There is something else that moves me about Eliot’s conception of beauty. In “Adam Bede,” there is a Methodist preacher, Dinah Morris, who befriends Hetty and tries to take care of her (she sees trouble coming). She recognizes the “blank” superficiality in Hetty’s personality, but she doesn’t conclude that Hetty’s beauty is simply deceptive:
And this blank in Hetty’s nature, instead of exciting Dinah’s dislike, only touched her with a deeper pity: the lovely face and form affected her as beauty always affects a pure and tender mind, free from selfish jealousies. It was an excellent divine gift, that gave a deeper pathos to the need, the sin, the sorrow with which it was mingled, as the canker in a lily-white bud is more grievous to behold than in a common pot-herb.
For Dinah, Hetty’s external beauty is not a reason to conclude that beauty is false and doesn’t exist, or to jealously feel that beauty is genuine but given to the wrong people. Dinah sees someone outwardly beautiful whose inner personality is not beautiful but still merits care and love. For Dinah, our love should go to the person, and not to the beauty, because the soul is ultimately what matters. The external merely serves as a reminder — if one were needed — of that truth, which calls forth Dinah’s loving friendship.
And so Eliot says —
let us love that other beauty too, which lies in no secret of proportion, but in the secret of deep human sympathy.

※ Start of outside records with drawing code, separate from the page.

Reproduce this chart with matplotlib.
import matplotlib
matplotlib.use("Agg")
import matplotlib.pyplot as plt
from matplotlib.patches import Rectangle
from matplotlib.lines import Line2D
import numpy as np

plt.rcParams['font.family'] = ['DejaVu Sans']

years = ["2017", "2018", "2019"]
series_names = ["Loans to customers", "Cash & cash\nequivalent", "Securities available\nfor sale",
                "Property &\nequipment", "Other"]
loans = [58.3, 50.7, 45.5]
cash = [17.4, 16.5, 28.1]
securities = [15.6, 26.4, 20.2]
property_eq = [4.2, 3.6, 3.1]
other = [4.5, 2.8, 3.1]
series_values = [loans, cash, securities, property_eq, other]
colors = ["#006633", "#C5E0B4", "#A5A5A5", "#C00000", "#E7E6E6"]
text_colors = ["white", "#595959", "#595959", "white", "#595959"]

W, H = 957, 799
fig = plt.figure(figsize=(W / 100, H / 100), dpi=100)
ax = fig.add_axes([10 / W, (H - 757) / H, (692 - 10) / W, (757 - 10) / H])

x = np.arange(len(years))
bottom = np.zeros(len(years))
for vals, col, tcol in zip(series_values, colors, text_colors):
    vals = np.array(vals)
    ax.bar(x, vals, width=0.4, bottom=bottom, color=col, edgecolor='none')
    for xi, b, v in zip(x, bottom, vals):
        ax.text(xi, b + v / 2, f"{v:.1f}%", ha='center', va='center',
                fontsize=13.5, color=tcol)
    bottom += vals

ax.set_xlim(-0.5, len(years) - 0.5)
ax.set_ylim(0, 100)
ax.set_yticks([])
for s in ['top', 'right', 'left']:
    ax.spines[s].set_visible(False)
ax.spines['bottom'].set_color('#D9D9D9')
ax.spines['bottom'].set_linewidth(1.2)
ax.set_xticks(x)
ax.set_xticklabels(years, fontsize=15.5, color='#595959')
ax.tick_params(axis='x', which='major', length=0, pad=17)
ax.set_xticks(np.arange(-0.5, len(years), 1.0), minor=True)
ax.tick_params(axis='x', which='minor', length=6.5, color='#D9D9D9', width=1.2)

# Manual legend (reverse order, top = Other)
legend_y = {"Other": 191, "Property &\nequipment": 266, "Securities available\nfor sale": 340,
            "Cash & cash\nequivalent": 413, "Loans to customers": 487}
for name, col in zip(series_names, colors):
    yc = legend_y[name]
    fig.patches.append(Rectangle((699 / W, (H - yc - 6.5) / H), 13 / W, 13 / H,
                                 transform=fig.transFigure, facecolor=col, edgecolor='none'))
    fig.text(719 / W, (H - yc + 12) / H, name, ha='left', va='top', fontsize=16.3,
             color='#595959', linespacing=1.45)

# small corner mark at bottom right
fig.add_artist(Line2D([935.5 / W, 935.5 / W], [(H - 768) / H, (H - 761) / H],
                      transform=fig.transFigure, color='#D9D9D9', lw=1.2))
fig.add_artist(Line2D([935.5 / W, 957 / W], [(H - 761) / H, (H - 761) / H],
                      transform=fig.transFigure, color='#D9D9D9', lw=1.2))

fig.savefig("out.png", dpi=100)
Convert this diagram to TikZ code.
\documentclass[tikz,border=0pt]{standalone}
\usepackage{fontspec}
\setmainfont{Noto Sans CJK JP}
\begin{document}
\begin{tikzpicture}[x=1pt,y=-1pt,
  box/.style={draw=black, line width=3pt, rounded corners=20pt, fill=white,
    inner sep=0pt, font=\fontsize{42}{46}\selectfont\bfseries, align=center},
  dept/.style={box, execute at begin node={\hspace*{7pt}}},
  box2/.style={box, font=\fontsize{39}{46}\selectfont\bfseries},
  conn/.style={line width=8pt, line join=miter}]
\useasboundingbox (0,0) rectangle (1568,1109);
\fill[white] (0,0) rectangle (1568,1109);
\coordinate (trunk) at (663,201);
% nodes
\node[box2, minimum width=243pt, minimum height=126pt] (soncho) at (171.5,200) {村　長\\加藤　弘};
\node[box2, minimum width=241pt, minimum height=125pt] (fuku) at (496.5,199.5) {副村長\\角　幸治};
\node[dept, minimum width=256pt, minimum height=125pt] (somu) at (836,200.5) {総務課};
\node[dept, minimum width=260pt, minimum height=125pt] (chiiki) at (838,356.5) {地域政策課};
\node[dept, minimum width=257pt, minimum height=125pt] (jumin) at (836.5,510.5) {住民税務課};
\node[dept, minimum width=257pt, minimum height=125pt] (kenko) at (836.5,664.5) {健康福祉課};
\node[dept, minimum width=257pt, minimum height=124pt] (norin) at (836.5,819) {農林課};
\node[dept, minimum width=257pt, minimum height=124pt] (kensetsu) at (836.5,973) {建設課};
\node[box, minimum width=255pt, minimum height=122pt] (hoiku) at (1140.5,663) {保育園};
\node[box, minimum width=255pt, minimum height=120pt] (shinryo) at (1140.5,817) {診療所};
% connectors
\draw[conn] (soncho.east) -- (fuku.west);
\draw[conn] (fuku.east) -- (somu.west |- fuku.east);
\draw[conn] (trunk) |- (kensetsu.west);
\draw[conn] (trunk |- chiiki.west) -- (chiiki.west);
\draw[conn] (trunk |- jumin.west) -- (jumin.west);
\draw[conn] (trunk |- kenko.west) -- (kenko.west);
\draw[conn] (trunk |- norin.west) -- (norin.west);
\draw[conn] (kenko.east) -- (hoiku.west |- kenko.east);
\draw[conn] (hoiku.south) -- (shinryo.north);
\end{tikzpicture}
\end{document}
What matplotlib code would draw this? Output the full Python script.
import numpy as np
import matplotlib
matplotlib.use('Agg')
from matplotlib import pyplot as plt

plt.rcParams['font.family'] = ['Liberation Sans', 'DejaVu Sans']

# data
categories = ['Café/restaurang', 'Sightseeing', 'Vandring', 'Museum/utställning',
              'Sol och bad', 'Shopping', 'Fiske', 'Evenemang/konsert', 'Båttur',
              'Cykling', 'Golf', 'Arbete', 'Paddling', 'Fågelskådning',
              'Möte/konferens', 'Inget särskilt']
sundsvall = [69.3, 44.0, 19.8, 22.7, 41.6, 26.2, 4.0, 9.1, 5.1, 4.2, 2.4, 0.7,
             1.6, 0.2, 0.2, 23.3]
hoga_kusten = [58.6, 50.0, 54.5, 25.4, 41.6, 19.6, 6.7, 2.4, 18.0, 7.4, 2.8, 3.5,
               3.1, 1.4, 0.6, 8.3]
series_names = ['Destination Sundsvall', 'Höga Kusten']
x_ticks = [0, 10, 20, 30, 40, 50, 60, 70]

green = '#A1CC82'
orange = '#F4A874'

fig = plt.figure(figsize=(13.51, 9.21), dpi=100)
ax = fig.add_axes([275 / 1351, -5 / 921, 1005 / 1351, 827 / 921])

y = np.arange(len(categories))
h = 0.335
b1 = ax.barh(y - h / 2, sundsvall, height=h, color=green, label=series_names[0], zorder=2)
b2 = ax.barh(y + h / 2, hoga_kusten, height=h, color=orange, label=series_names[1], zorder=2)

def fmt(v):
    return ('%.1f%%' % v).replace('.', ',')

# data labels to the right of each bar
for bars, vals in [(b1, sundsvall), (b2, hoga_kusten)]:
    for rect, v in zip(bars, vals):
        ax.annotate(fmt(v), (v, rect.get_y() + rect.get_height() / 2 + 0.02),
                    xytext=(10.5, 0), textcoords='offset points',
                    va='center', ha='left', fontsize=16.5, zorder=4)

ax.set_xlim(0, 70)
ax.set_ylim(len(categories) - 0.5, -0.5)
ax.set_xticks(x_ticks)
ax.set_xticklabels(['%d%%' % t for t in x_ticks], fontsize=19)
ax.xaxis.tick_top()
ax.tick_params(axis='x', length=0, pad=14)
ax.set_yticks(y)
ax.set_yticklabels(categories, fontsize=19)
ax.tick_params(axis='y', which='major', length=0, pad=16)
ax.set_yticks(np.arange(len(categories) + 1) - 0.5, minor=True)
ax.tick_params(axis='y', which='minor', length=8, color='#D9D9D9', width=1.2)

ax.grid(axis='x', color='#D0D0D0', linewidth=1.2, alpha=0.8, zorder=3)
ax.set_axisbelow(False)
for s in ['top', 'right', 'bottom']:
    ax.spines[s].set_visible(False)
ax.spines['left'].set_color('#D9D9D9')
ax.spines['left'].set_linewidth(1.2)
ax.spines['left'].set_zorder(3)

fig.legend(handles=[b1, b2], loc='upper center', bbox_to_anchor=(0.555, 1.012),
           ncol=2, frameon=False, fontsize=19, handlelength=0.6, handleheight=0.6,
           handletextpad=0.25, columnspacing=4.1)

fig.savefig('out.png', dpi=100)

Thank God, says Eliot, that beauty, though it rules us to a great degree and though we often misread it, has a limited reign over our emotions:
I believe there have been plenty of young heroes, of middle stature and feeble beards, who have felt quite sure they could never love anything more insignificant than a Diana, and yet have found themselves in middle life happily settled with a wife who waddles. Yes! Thank God; human feeling is like the mighty rivers that bless the earth: it does not wait for beauty—it flows with resistless force and brings beauty with it.
Reading that, I did think this description of human feeling is a little too positive, maybe more prescriptive than descriptive. But I won’t be the one to disagree with Eliot that human love can and should flow on more than momentary beauty.
4 thoughts on “Female beauty in Adam Bede”
If only I could say that I am above all attraction to superficial beauty but, of course, I am not. Thank you for reminding me of Eliot’s generosity of spirit that comes through all of her novels. I have read Middlemarch and The Mill on the Floss but not Adam Bede. Thomas Hardy would certainly have any flaws in our characters lead to tragedy but I am not so sure about Eliot. I hope that the story will end well for Adam and for Hetty.
Same here, my friend. So, I haven’t read Mill on the Floss, but what would you say, do you recommend it?
Yes, I would recommend it, as with all of Eliot’s work. As a member of the clergy of the Church of England (it is the anniversary of my ordination today), I have always appreciated her sympathetic treatment of my fellow clergy. They often display courage, as does the vicar in Mill on the Floss in challenging prejudices, but she displays their frailties with gentle kindness too. That is quite rare in writers from my experience.